After our first foray to Tap and Barrel at the former Olympic Village (1 Athletes' Way, 604-685-2223), we're convinced that Daniel Frankel has a knack for being in the right place at the right time. And for nailing the Next Big Thing-wine on tap
It was Frankel, a decade ago, who was the first to convince the park board that the time was right to depart from the traditional Stanley Park model of formal dining and allow him to open his Mill Marine Bistro, with a light menu and beer on tap in newly developed Coal Harbour.
Now Frankel's Daniel Group has pulled the wraps off his latest baby, which looks set to become the prime anchor for the Athletes' Village development on False Creek's southeast reach, and a surefire lure for lovers of local liquids.
On the pubbish menu, they've everything from a delicious, giant pretzel with a trio of dips (including chipotle, peanut butter and bacon jelly, $8) to 7 oz. AAA Alberta beef burgers and made-to-order wood-stone fired "pies" (a.k.a. pizzas) made with freshly tossed dough and some creative twists-such as roasted pork belly and soft poached eggs ($16) or local wild mushrooms with arugula ($15).
Also on offer, "drunken" mussels and some seriously out there tastes such as "sticky" yam fries with marshmallow fluff. Don't knock it till you've tried it.
"Ultimately, it's all about comfort food kept simple with good ingredients," says Frankel, who has tried to echo the local theme as much as possible.
When he first looked at the post Olympic plans, the restaurateur says he wasn't convinced. But five years later he's shaped this latest exploit as his flagship, with another T&B planned for next spring at Jack Poole Plaza.
On a warm summer night early in the week, the distinctive red chairs are much in demand on the spacious upstairs and downstairs patios, with their breathtaking vistas of the downtown skyline. Not to mention an array of efficient heaters to ward of the West Coast chill.
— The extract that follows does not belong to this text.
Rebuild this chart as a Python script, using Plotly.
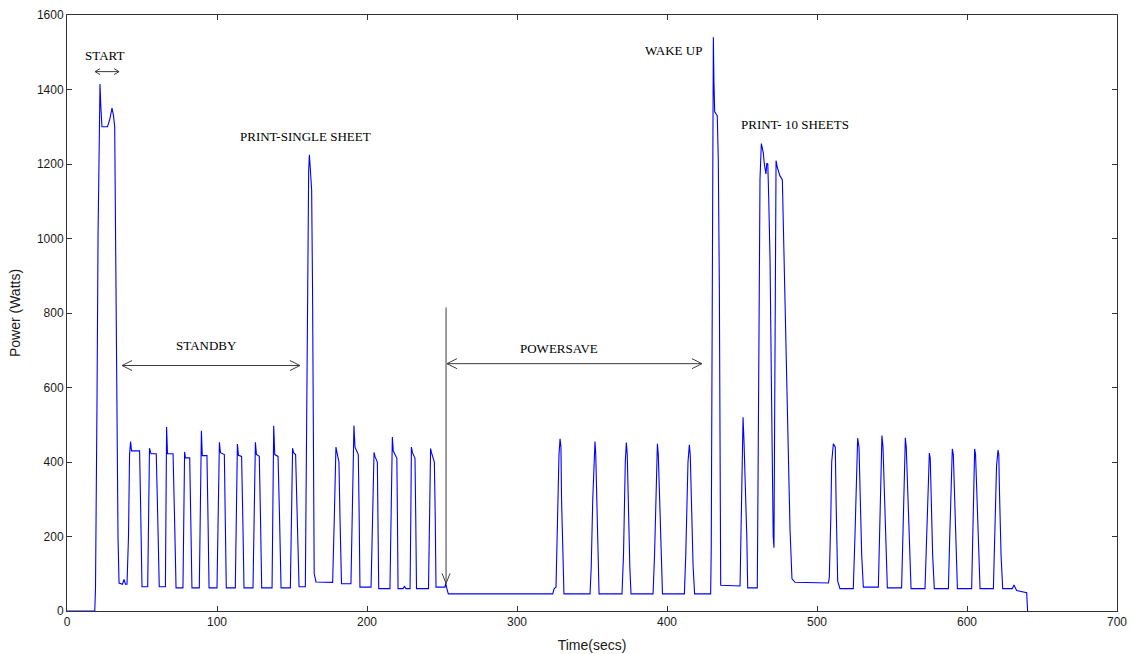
import plotly.graph_objects as go

# ---- data: time (s) and power (W) ----
start_t = [0, 18.5, 19, 19.5, 20, 20.7, 21.3, 22, 22.5, 23.3, 27, 28.5, 30, 31, 31.8, 32.4, 33.3, 34, 34.7, 37, 38, 39]
start_p = [0, 0, 60, 240, 560, 1010, 1300, 1415, 1360, 1300, 1300, 1320, 1350, 1330, 1300, 960, 470, 200, 75, 72, 85, 72]

standby_t = [40, 41, 41.7, 42.4, 43, 48.4, 49, 50, 53.8,
             54.5, 55, 56, 59.5, 60.5, 61.5, 65.6,
             66, 66.4, 67, 70.7, 71.7, 72.7, 77.3,
             78, 78.4, 79, 81.8, 82.5, 83.3, 88.2,
             89, 89.6, 90.2, 93.3, 94, 94.7, 100,
             101, 101.6, 102.3, 104.9, 105.5, 106.2, 112.2,
             113, 113.6, 114.3, 116.4, 117.2, 118, 124,
             125, 125.6, 126.3, 128.2, 129, 129.8, 136.7,
             137.3, 137.8, 138.5, 140.7, 141.7, 142.7, 148.9,
             149.8, 150.4, 151, 152.4, 153.5, 154.7, 158.9]
standby_p = [72, 200, 420, 455, 430, 430, 300, 65, 65,
             250, 437, 422, 422, 250, 65, 65,
             250, 494, 422, 422, 250, 62, 62,
             250, 427, 411, 411, 250, 62, 62,
             250, 484, 417, 417, 250, 62, 62,
             250, 453, 425, 420, 250, 62, 62,
             250, 448, 418, 415, 250, 62, 62,
             250, 453, 420, 415, 250, 62, 62,
             250, 497, 420, 415, 250, 62, 62,
             250, 437, 425, 420, 250, 65, 65]

single_t = [159.5, 160.3, 161.1, 161.6, 162.2, 163.1, 163.7, 164.2, 164.8, 166, 177.1]
single_p = [400, 900, 1180, 1225, 1190, 1130, 860, 440, 100, 78, 77]

standby2_t = [178.2, 179, 179.3, 180, 181.3, 182, 183, 189.3,
              190.3, 191, 191.3, 192, 194.2, 194.8, 195.3, 202.7,
              203.7, 204.3, 204.7, 205.3, 206.9, 207.3, 207.8, 215.3,
              216.2, 216.7, 216.9, 217.5, 219.9, 220.3, 220.7, 224, 225, 226, 228.7,
              229.2, 229.6, 230.3, 232, 232.5, 233, 241,
              241.8, 242.4, 243, 244.9, 245.5, 246, 252, 252.5, 253, 254.2]
standby2_p = [250, 420, 440, 425, 400, 250, 73, 73,
              250, 450, 498, 440, 420, 250, 64, 64,
              250, 410, 426, 415, 400, 250, 60, 60,
              250, 440, 467, 430, 410, 250, 60, 60, 66, 60, 60,
              250, 440, 425, 410, 250, 60, 60,
              250, 436, 425, 400, 250, 64, 64, 75, 64, 48]

powersave_t = [254.2, 323.8, 324.8, 326, 327, 328, 328.7, 329.3, 329.7, 330.3, 331.3, 348.7,
               349.5, 350.5, 351.4, 352, 352.5, 353.3, 354, 354.7, 370,
               371, 372.2, 372.9, 373.5, 374.4, 375.2, 376, 390.7,
               391.7, 393, 393.6, 394.2, 395.5, 396.3, 397, 411.6,
               412.5, 414, 414.9, 415.5, 416.4, 417.4, 418.4, 429.1]
powersave_p = [46, 46, 60, 64, 250, 420, 462, 440, 300, 180, 46, 46,
               120, 300, 420, 455, 420, 250, 120, 46, 46,
               150, 400, 452, 420, 250, 120, 46, 46,
               150, 400, 449, 420, 250, 120, 46, 46,
               150, 400, 446, 420, 250, 120, 46, 46]

wake_t = [429.5, 430, 430.5, 430.9, 431.3, 431.8, 433.5, 434.2, 434.9, 435.3, 435.8, 448.7,
          449.5, 450.3, 450.7, 451.3, 452.3, 453.2, 453.8, 455.3, 460.2]
wake_p = [170, 600, 1300, 1540, 1420, 1340, 1330, 1210, 870, 460, 69, 67,
          250, 480, 520, 460, 345, 200, 62, 62, 62]

print10_t = [460.7, 461.3, 462, 462.9, 464.2, 464.9, 466, 466.5, 467.2, 467.8, 468.7, 469.6,
             470.2, 470.8, 471.3, 471.8, 472.2, 472.7, 473.6, 475.3, 476.9, 478, 479.3,
             480.9, 482, 483.3, 485.3, 507.6]
print10_p = [355, 810, 1160, 1255, 1230, 1199, 1173, 1201, 1200, 1111, 942, 612,
             314, 200, 170, 600, 1100, 1209, 1190, 1168, 1158, 952, 715,
             458, 221, 87, 77, 75]

standby3_t = [508.2, 509.2, 509.8, 510.9, 512.2, 512.7, 513.1, 513.8, 515.3, 524.2,
              525.3, 526.5, 527.1, 528, 528.7, 529.8, 530.9, 540.9,
              541.7, 542.7, 543.3, 544, 544.7, 545.8, 546.9, 556.4,
              557.2, 558.3, 558.9, 559.5, 560.2, 561.6, 562.7, 572,
              573, 574.2, 574.9, 575.5, 576, 577.1, 578.2, 587.6,
              588.5, 589.6, 590.2, 590.9, 591.6, 592.7, 593.6, 603.1,
              603.8, 604.6, 605.1, 605.7, 606.4, 607.6, 608.7, 617.6,
              618.4, 619.7, 620.7, 621.2, 621.6, 622.7, 623.8, 630.2,
              631.3, 633.1, 639.8, 640.4]
standby3_p = [90, 250, 400, 449, 440, 300, 200, 80, 60, 60,
              200, 400, 464, 440, 300, 150, 64, 64,
              200, 400, 471, 440, 350, 150, 62, 62,
              200, 400, 465, 440, 350, 150, 60, 60,
              200, 380, 424, 410, 330, 150, 60, 60,
              200, 390, 435, 420, 330, 150, 60, 60,
              200, 390, 435, 420, 330, 150, 60, 60,
              200, 390, 432, 420, 330, 150, 60, 60,
              70, 55, 49, 0]

time_s = start_t + standby_t + single_t + standby2_t + powersave_t + wake_t + print10_t + standby3_t
power_w = start_p + standby_p + single_p + standby2_p + powersave_p + wake_p + print10_p + standby3_p

# annotation labels (text, x, y)
labels = [("START", 25.3, 1491), ("PRINT-SINGLE SHEET", 158.7, 1274), ("STANDBY", 93.3, 713),
          ("POWERSAVE", 328, 705), ("WAKE UP", 404, 1505), ("PRINT- 10 SHEETS", 485.3, 1306)]
# horizontal double arrows: (x_start, x_end, y, head_len_px, head_half_px)
h_arrows = [(18.7, 34.7, 1448, 5, 3), (36.7, 155.3, 659, 10, 5), (253.3, 423.3, 664, 10, 5)]
# vertical arrow: x, y_top, y_bottom
v_arrow = (252.7, 815, 74)

x_ticks = [0, 100, 200, 300, 400, 500, 600, 700]
y_ticks = [0, 200, 400, 600, 800, 1000, 1200, 1400, 1600]

fig = go.Figure()
fig.add_trace(go.Scatter(x=time_s, y=power_w, mode="lines",
                         line=dict(color="#0000ff", width=1.1), showlegend=False,
                         hoverinfo="x+y"))

arrow_col = "#3c3c3c"
shapes = []
for (xa, xb, yy, hl, hw) in h_arrows:
    shapes.append(dict(type="line", x0=xa, x1=xb, y0=yy, y1=yy, xref="x", yref="y",
                       line=dict(color=arrow_col, width=1)))
    shapes.append(dict(type="path", xref="x", yref="y", xsizemode="pixel", ysizemode="pixel",
                       xanchor=xa, yanchor=yy, path=f"M {hl},{hw} L 0,0 L {hl},{-hw}",
                       line=dict(color=arrow_col, width=1)))
    shapes.append(dict(type="path", xref="x", yref="y", xsizemode="pixel", ysizemode="pixel",
                       xanchor=xb, yanchor=yy, path=f"M {-hl},{hw} L 0,0 L {-hl},{-hw}",
                       line=dict(color=arrow_col, width=1)))
vx, vy0, vy1 = v_arrow
shapes.append(dict(type="line", x0=vx, x1=vx, y0=vy0, y1=vy1, xref="x", yref="y",
                   line=dict(color=arrow_col, width=1)))
shapes.append(dict(type="path", xref="x", yref="y", xsizemode="pixel", ysizemode="pixel",
                   xanchor=vx, yanchor=vy1, path="M -4,10 L 0,0 L 4,10",
                   line=dict(color=arrow_col, width=1)))

annotations = [dict(text=t, x=x, y=y, xref="x", yref="y", showarrow=False,
                    font=dict(family="Liberation Serif", size=13, color="#000000"))
               for (t, x, y) in labels]

fig.update_layout(
    width=1132, height=654,
    margin=dict(l=67, r=15, t=15, b=43),
    paper_bgcolor="white", plot_bgcolor="white",
    shapes=shapes, annotations=annotations,
    font=dict(family="Liberation Sans", size=12, color="#1a1a1a"),
    xaxis=dict(range=[0, 700], tickvals=x_ticks, ticks="inside", ticklen=5, tickcolor="#333",
               showline=True, linecolor="#333", linewidth=1, mirror="ticks", showgrid=False,
               zeroline=False, automargin=False,
               title=dict(text="Time(secs)", standoff=11, font=dict(size=14))),
    yaxis=dict(range=[0, 1600], tickvals=y_ticks, ticks="inside", ticklen=5, tickcolor="#333",
               showline=True, linecolor="#333", linewidth=1, mirror="ticks", showgrid=False,
               zeroline=False, automargin=False,
               title=dict(text="Power (Watts)", standoff=12, font=dict(size=14))),
)

fig.write_html("out.html")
On the potables side, it's all about B.C. On the lower level, taps (both beer and wine) are in abundance, with 24 craft beers ranging from the more esoteric, such as Crannog's Gael's Blood potato ale or Parallel 49's Watermelon Witbier to Howe Sound's well-hopped Devil's Elbow IPA and Driftwood Farmhand Pale Ale.
Upstairs, it's all about wine, with the barrel theme more apparent, highlighted by 14 drops on tap-the largest offering of tap wines in the city to-date-with the likes of Okanagan Crushpad Gamay, a Laughing Stock Sauvignon Blanc, Blasted Church Hatfield's Fuse and Clos du Soleil Rosé.
Frankel says the inspiration to go big with wine on tap came from New York, where it's been a reality for some time. Add to that the environmentally friendly aspect and the decision to focus on quality Okanagan producers, and it's easy to see why Tap and Barrel is enjoying such early success. The volume of wine and beer being poured has surprised even Frankel, who says he also never realized dragon boaters have such a formidable thirst for beer.
Inside, the decor is cleverly "found" industrial, with all manner of reclaimed signs, cogs and pieces of mill equipment. Even the table legs are repurposed steel eye-beams while artwork from B.C. luminaries such as Chris Woods and Peter Kiss adorns the walls.
The owner says it's important for him to be first in the neighbourhood and he was gratified on the first day open to see new neighbours getting acquainted and putting tables together. "Because that," as he says, "is what hospitality's all about."